Parkneuk Sports Stadium
- Location: Milton Street, Motherwell, North Lanarkshire, Scotland
- Coordinates: 55°47′50″N 3°59′30″W﻿ / ﻿55.79722°N 3.99167°W
- Opened: 1949
- Closed: 1972

= Parkneuk Sports Stadium =

Former Scottish sports venue

Parkneuk Sports Stadium was a greyhound racing and speedway track on Milton Street, Motherwell, North Lanarkshire, Scotland.

== History ==
The track was situated west of Milton Street and built in 1949, on the site of the Parkneuk Colliery pit numbers 1 and 2. It also went by the name of The Stadium and the Lanarkshire Speedway and Sports Stadium. The greyhound racing was independent (unaffiliated to a governing body) and opened on 15 October 1949.

In March 1950 the Speedway Control Board granted a licence for the Motherwell Eagles speedway team, despite the licence initially being refused.
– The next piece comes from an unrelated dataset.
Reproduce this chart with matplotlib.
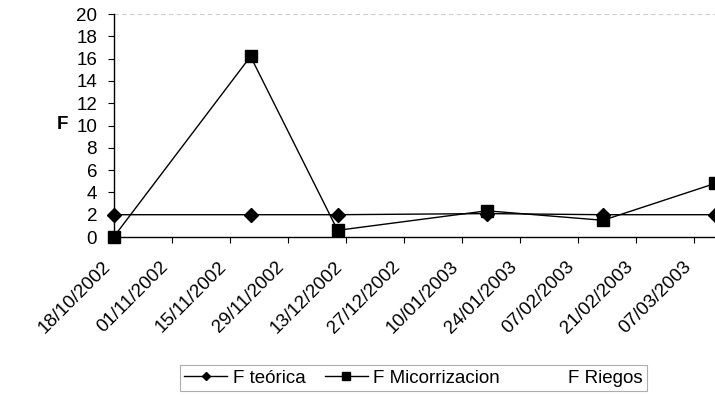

The stadium was designed with speedway in mind; the bends wide enough for six cars side by side The speedway supporters club numbered 6,000.

The stadium (in terms of greyhound racing) competed for many years with another independent greyhound track called the Clyde Valley Greyhound Track at the bottom of Airbles Road.

Greyhound racing ended in 1972 and the site today consists of the Daisy Park Community Centre and Our Lady of Good Aid Cathedral Primary School.